* [Job] Reproduce the listing below without changes, except that pictures are left out.

=== Source data ===

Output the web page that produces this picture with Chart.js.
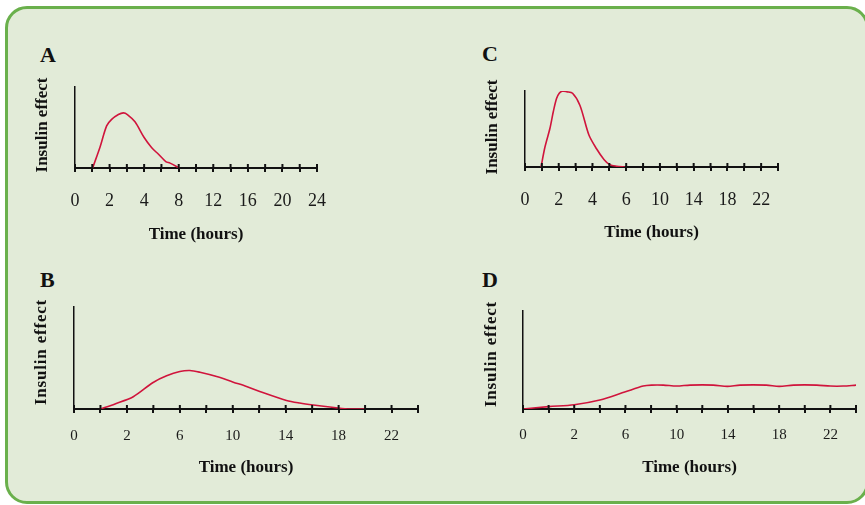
<!DOCTYPE html>
<html>
<head>
<meta charset="utf-8">
<script src="https://cdn.jsdelivr.net/npm/chart.js@4/dist/chart.umd.min.js"></script>
<style>
  html, body { margin: 0; padding: 0; background: #ffffff; }
  body { position: relative; width: 865px; height: 505px; overflow: hidden; }
  .frame {
    position: absolute; left: 5px; top: 6px; width: 864px; height: 498px;
    box-sizing: border-box; border: 3px solid #6ab04c; border-radius: 22px;
    background: #e2ebd8;
  }
  canvas { position: absolute; }
  .tag {
    position: absolute; font: bold 22px "Liberation Serif", "Times New Roman", serif;
    line-height: 22px; color: #111;
  }
</style>
</head>
<body>
<div class="frame"></div>
<div class="tag" style="left:40px;top:44px">A</div>
<div class="tag" style="left:482px;top:43px">C</div>
<div class="tag" style="left:40px;top:269px">B</div>
<div class="tag" style="left:482px;top:269px">D</div>
<canvas id="chartA"></canvas>
<canvas id="chartC"></canvas>
<canvas id="chartB"></canvas>
<canvas id="chartD"></canvas>
<script>
"use strict";

// x values are tick positions along each axis (the printed labels are uneven)
const ticksA = ["0", "", "2", "", "4", "", "8", "", "12", "", "16", "", "20", "", "24"];
const timeA = [1.02, 1.45, 1.83, 2.12, 2.51, 2.8, 3.03, 3.47, 3.99, 4.44, 4.83, 5.25, 5.5, 6.04];
const effectA = [0, 0.26, 0.52, 0.6, 0.66, 0.68, 0.66, 0.57, 0.38, 0.25, 0.17, 0.08, 0.06, 0];

const ticksC = ["0", "", "2", "", "4", "", "6", "", "10", "", "14", "", "18", "", "22", ""];
const timeC = [0.95, 1.18, 1.48, 1.68, 1.87, 2.03, 2.23, 2.47, 2.82, 3.26, 3.79, 4.24, 4.68, 5.03, 5.43, 5.92];
const effectC = [0, 0.26, 0.51, 0.73, 0.9, 0.97, 1.0, 0.99, 0.97, 0.81, 0.42, 0.24, 0.1, 0.03, 0.01, 0];

const ticksB = ["0", "", "2", "", "6", "", "10", "", "14", "", "18", "", "22", ""];
const timeB = [0.98, 1.55, 2.24, 2.99, 3.5, 4.0, 4.38, 4.76, 5.39, 6.02, 6.52, 7.02, 8.03, 8.53, 9.04, 9.98, 10.42, 11.0];
const effectB = [0, 0.05, 0.12, 0.26, 0.325, 0.367, 0.377, 0.36, 0.318, 0.263, 0.221, 0.172, 0.084, 0.058, 0.039, 0.01, 0, 0];

const ticksD = ["0", "", "2", "", "6", "", "10", "", "14", "", "18", "", "22", ""];
const timeD = [0, 1, 2, 3, 4, 4.69, 5.02, 5.48, 6, 6.52, 7.43, 7.98, 8.47, 9.5, 10, 10.56, 11.47, 12, 12.5, 13];
const effectD = [0, 0.024, 0.044, 0.092, 0.176, 0.234, 0.244, 0.244, 0.234, 0.244, 0.244, 0.231, 0.244, 0.244, 0.231, 0.244, 0.244, 0.234, 0.234, 0.244];

const SERIF = '"Liberation Serif", "Times New Roman", serif';
const RED = "#d0143c";
const INK = "#111111";

// where each plot sits on the page
const panels = [
  { id: "chartA", labels: ticksA, time: timeA, effect: effectA, left: 75, right: 317, top: 87, bottom: 168, yTitleX: 43, yTitleMid: 125, spacing: 0, tickY: 201, titleY: 235, tickSize: 18 },
  { id: "chartC", labels: ticksC, time: timeC, effect: effectC, left: 525, right: 778, top: 91, bottom: 167, yTitleX: 493, yTitleMid: 127, spacing: 0, tickY: 200, titleY: 233, tickSize: 18 },
  { id: "chartB", labels: ticksB, time: timeB, effect: effectB, left: 74, right: 418, top: 307, bottom: 409, yTitleX: 42, yTitleMid: 352, spacing: 0.8, tickY: 436, titleY: 468, tickSize: 15 },
  { id: "chartD", labels: ticksD, time: timeD, effect: effectD, left: 523, right: 856, top: 311, bottom: 409, yTitleX: 492, yTitleMid: 354, spacing: 0.8, tickY: 435, titleY: 468, tickSize: 15 }
];

// tick marks cross the axis: chart.js draws the lower half, this adds the upper half
const tickCross = {
  id: "tickCross",
  afterDraw(chart) {
    const scale = chart.scales.x;
    const ctx = chart.ctx;
    const base = chart.chartArea.bottom;
    ctx.save();
    ctx.strokeStyle = INK;
    ctx.lineWidth = 2;
    scale.ticks.forEach((tick) => {
      const px = scale.getPixelForValue(tick.value);
      ctx.beginPath();
      ctx.moveTo(px, base - 4);
      ctx.lineTo(px, base);
      ctx.stroke();
    });
    ctx.restore();
  }
};

// rotated y title, drawn by hand so it is not squeezed to the plot height
const yTitle = {
  id: "yTitle",
  afterDraw(chart, args, opts) {
    const ctx = chart.ctx;
    ctx.save();
    ctx.translate(opts.x, opts.y);
    ctx.rotate(-Math.PI / 2);
    ctx.font = "bold 17px " + SERIF;
    ctx.letterSpacing = opts.spacing + "px";
    ctx.fillStyle = INK;
    ctx.textAlign = "center";
    ctx.textBaseline = "middle";
    ctx.fillText(opts.text, 0, 0);
    ctx.restore();
  }
};

panels.forEach(makePanel);

function makePanel(p) {
  const L = Math.floor(p.yTitleX - 14);
  const T = p.top - 30;
  const W = Math.ceil(p.right + 40 - L);
  const H = Math.ceil(p.titleY + 14 - T);
  const canvas = document.getElementById(p.id);
  canvas.width = W;
  canvas.height = H;
  canvas.style.left = L + "px";
  canvas.style.top = T + "px";

  const titleLine = 17 * 1.2;
  const scaleBottom = p.titleY + titleLine / 2;

  new Chart(canvas, {
    type: "line",
    data: {
      datasets: [{
        data: p.time.map((t, i) => ({ x: t, y: p.effect[i] })),
        borderColor: RED,
        borderWidth: 1.6,
        pointRadius: 0,
        tension: 0.3,
        fill: false
      }]
    },
    options: {
      responsive: false,
      animation: false,
      events: [],
      layout: {
        padding: { left: 0, top: p.top - T, right: L + W - p.right, bottom: T + H - scaleBottom }
      },
      plugins: {
        legend: { display: false },
        tooltip: { enabled: false },
        yTitle: { text: "Insulin effect", x: p.yTitleX - L, y: p.yTitleMid - T, spacing: p.spacing }
      },
      scales: {
        x: {
          type: "linear",
          min: 0,
          max: p.labels.length - 1,
          afterFit: (scale) => { scale.height = scaleBottom - p.bottom; },
          grid: { drawOnChartArea: false, drawTicks: true, tickLength: 4, color: INK, lineWidth: 2 },
          border: { color: INK, width: 2 },
          ticks: {
            stepSize: 1,
            maxTicksLimit: 40,
            autoSkip: false,
            maxRotation: 0,
            padding: p.tickY - p.bottom - 4 - (p.tickSize * 1.2) / 2,
            color: "#1a1a1a",
            font: { family: SERIF, size: p.tickSize },
            callback: (value) => p.labels[value] ?? ""
          },
          title: {
            display: true,
            text: "Time (hours)",
            color: INK,
            font: { family: SERIF, size: 17, weight: "bold" },
            padding: 0
          }
        },
        y: {
          min: 0,
          max: 1,
          afterFit: (scale) => { scale.width = p.left - L; },
          grid: { display: false },
          border: { color: INK, width: 1.5 },
          ticks: { display: false },
          title: { display: false }
        }
      }
    },
    plugins: [tickCross, yTitle]
  });
}
</script>
</body>
</html>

===

* [The solution]
Output the web page that produces this picture with Chart.js.
<!DOCTYPE html>
<html>
<head>
<meta charset="utf-8">
<script src="https://cdn.jsdelivr.net/npm/chart.js@4/dist/chart.umd.min.js"></script>
<style>
  html, body { margin: 0; padding: 0; background: #ffffff; }
  body { position: relative; width: 865px; height: 505px; overflow: hidden; }
  .frame {
    position: absolute; left: 5px; top: 6px; width: 864px; height: 498px;
    box-sizing: border-box; border: 3px solid #6ab04c; border-radius: 22px;
    background: #e2ebd8;
  }
  canvas { position: absolute; }
  .tag {
    position: absolute; font: bold 22px "Liberation Serif", "Times New Roman", serif;
    line-height: 22px; color: #111;
  }
</style>
</head>
<body>
<div class="frame"></div>
<div class="tag" style="left:40px;top:44px">A</div>
<div class="tag" style="left:482px;top:43px">C</div>
<div class="tag" style="left:40px;top:269px">B</div>
<div class="tag" style="left:482px;top:269px">D</div>
<canvas id="chartA"></canvas>
<canvas id="chartC"></canvas>
<canvas id="chartB"></canvas>
<canvas id="chartD"></canvas>
<script>
"use strict";

// x values are tick positions along each axis (the printed labels are uneven)
const ticksA = ["0", "", "2", "", "4", "", "8", "", "12", "", "16", "", "20", "", "24"];
const timeA = [1.02, 1.45, 1.83, 2.12, 2.51, 2.8, 3.03, 3.47, 3.99, 4.44, 4.83, 5.25, 5.5, 6.04];
const effectA = [0, 0.26, 0.52, 0.6, 0.66, 0.68, 0.66, 0.57, 0.38, 0.25, 0.17, 0.08, 0.06, 0];

const ticksC = ["0", "", "2", "", "4", "", "6", "", "10", "", "14", "", "18", "", "22", ""];
const timeC = [0.95, 1.18, 1.48, 1.68, 1.87, 2.03, 2.23, 2.47, 2.82, 3.26, 3.79, 4.24, 4.68, 5.03, 5.43, 5.92];
const effectC = [0, 0.26, 0.51, 0.73, 0.9, 0.97, 1.0, 0.99, 0.97, 0.81, 0.42, 0.24, 0.1, 0.03, 0.01, 0];

const ticksB = ["0", "", "2", "", "6", "", "10", "", "14", "", "18", "", "22", ""];
const timeB = [0.98, 1.55, 2.24, 2.99, 3.5, 4.0, 4.38, 4.76, 5.39, 6.02, 6.52, 7.02, 8.03, 8.53, 9.04, 9.98, 10.42, 11.0];
const effectB = [0, 0.05, 0.12, 0.26, 0.325, 0.367, 0.377, 0.36, 0.318, 0.263, 0.221, 0.172, 0.084, 0.058, 0.039, 0.01, 0, 0];

const ticksD = ["0", "", "2", "", "6", "", "10", "", "14", "", "18", "", "22", ""];
const timeD = [0, 1, 2, 3, 4, 4.69, 5.02, 5.48, 6, 6.52, 7.43, 7.98, 8.47, 9.5, 10, 10.56, 11.47, 12, 12.5, 13];
const effectD = [0, 0.024, 0.044, 0.092, 0.176, 0.234, 0.244, 0.244, 0.234, 0.244, 0.244, 0.231, 0.244, 0.244, 0.231, 0.244, 0.244, 0.234, 0.234, 0.244];

const SERIF = '"Liberation Serif", "Times New Roman", serif';
const RED = "#d0143c";
const INK = "#111111";

// where each plot sits on the page
const panels = [
  { id: "chartA", labels: ticksA, time: timeA, effect: effectA, left: 75, right: 317, top: 87, bottom: 168, yTitleX: 43, yTitleMid: 125, spacing: 0, tickY: 201, titleY: 235, tickSize: 18 },
  { id: "chartC", labels: ticksC, time: timeC, effect: effectC, left: 525, right: 778, top: 91, bottom: 167, yTitleX: 493, yTitleMid: 127, spacing: 0, tickY: 200, titleY: 233, tickSize: 18 },
  { id: "chartB", labels: ticksB, time: timeB, effect: effectB, left: 74, right: 418, top: 307, bottom: 409, yTitleX: 42, yTitleMid: 352, spacing: 0.8, tickY: 436, titleY: 468, tickSize: 15 },
  { id: "chartD", labels: ticksD, time: timeD, effect: effectD, left: 523, right: 856, top: 311, bottom: 409, yTitleX: 492, yTitleMid: 354, spacing: 0.8, tickY: 435, titleY: 468, tickSize: 15 }
];

// tick marks cross the axis: chart.js draws the lower half, this adds the upper half
const tickCross = {
  id: "tickCross",
  afterDraw(chart) {
    const scale = chart.scales.x;
    const ctx = chart.ctx;
    const base = chart.chartArea.bottom;
    ctx.save();
    ctx.strokeStyle = INK;
    ctx.lineWidth = 2;
    scale.ticks.forEach((tick) => {
      const px = scale.getPixelForValue(tick.value);
      ctx.beginPath();
      ctx.moveTo(px, base - 4);
      ctx.lineTo(px, base);
      ctx.stroke();
    });
    ctx.restore();
  }
};

// rotated y title, drawn by hand so it is not squeezed to the plot height
const yTitle = {
  id: "yTitle",
  afterDraw(chart, args, opts) {
    const ctx = chart.ctx;
    ctx.save();
    ctx.translate(opts.x, opts.y);
    ctx.rotate(-Math.PI / 2);
    ctx.font = "bold 17px " + SERIF;
    ctx.letterSpacing = opts.spacing + "px";
    ctx.fillStyle = INK;
    ctx.textAlign = "center";
    ctx.textBaseline = "middle";
    ctx.fillText(opts.text, 0, 0);
    ctx.restore();
  }
};

panels.forEach(makePanel);

function makePanel(p) {
  const L = Math.floor(p.yTitleX - 14);
  const T = p.top - 30;
  const W = Math.ceil(p.right + 40 - L);
  const H = Math.ceil(p.titleY + 14 - T);
  const canvas = document.getElementById(p.id);
  canvas.width = W;
  canvas.height = H;
  canvas.style.left = L + "px";
  canvas.style.top = T + "px";

  const titleLine = 17 * 1.2;
  const scaleBottom = p.titleY + titleLine / 2;

  new Chart(canvas, {
    type: "line",
    data: {
      datasets: [{
        data: p.time.map((t, i) => ({ x: t, y: p.effect[i] })),
        borderColor: RED,
        borderWidth: 1.6,
        pointRadius: 0,
        tension: 0.3,
        fill: false
      }]
    },
    options: {
      responsive: false,
      animation: false,
      events: [],
      layout: {
        padding: { left: 0, top: p.top - T, right: L + W - p.right, bottom: T + H - scaleBottom }
      },
      plugins: {
        legend: { display: false },
        tooltip: { enabled: false },
        yTitle: { text: "Insulin effect", x: p.yTitleX - L, y: p.yTitleMid - T, spacing: p.spacing }
      },
      scales: {
        x: {
          type: "linear",
          min: 0,
          max: p.labels.length - 1,
          afterFit: (scale) => { scale.height = scaleBottom - p.bottom; },
          grid: { drawOnChartArea: false, drawTicks: true, tickLength: 4, color: INK, lineWidth: 2 },
          border: { color: INK, width: 2 },
          ticks: {
            stepSize: 1,
            maxTicksLimit: 40,
            autoSkip: false,
            maxRotation: 0,
            padding: p.tickY - p.bottom - 4 - (p.tickSize * 1.2) / 2,
            color: "#1a1a1a",
            font: { family: SERIF, size: p.tickSize },
            callback: (value) => p.labels[value] ?? ""
          },
          title: {
            display: true,
            text: "Time (hours)",
            color: INK,
            font: { family: SERIF, size: 17, weight: "bold" },
            padding: 0
          }
        },
        y: {
          min: 0,
          max: 1,
          afterFit: (scale) => { scale.width = p.left - L; },
          grid: { display: false },
          border: { color: INK, width: 1.5 },
          ticks: { display: false },
          title: { display: false }
        }
      }
    },
    plugins: [tickCross, yTitle]
  });
}
</script>
</body>
</html>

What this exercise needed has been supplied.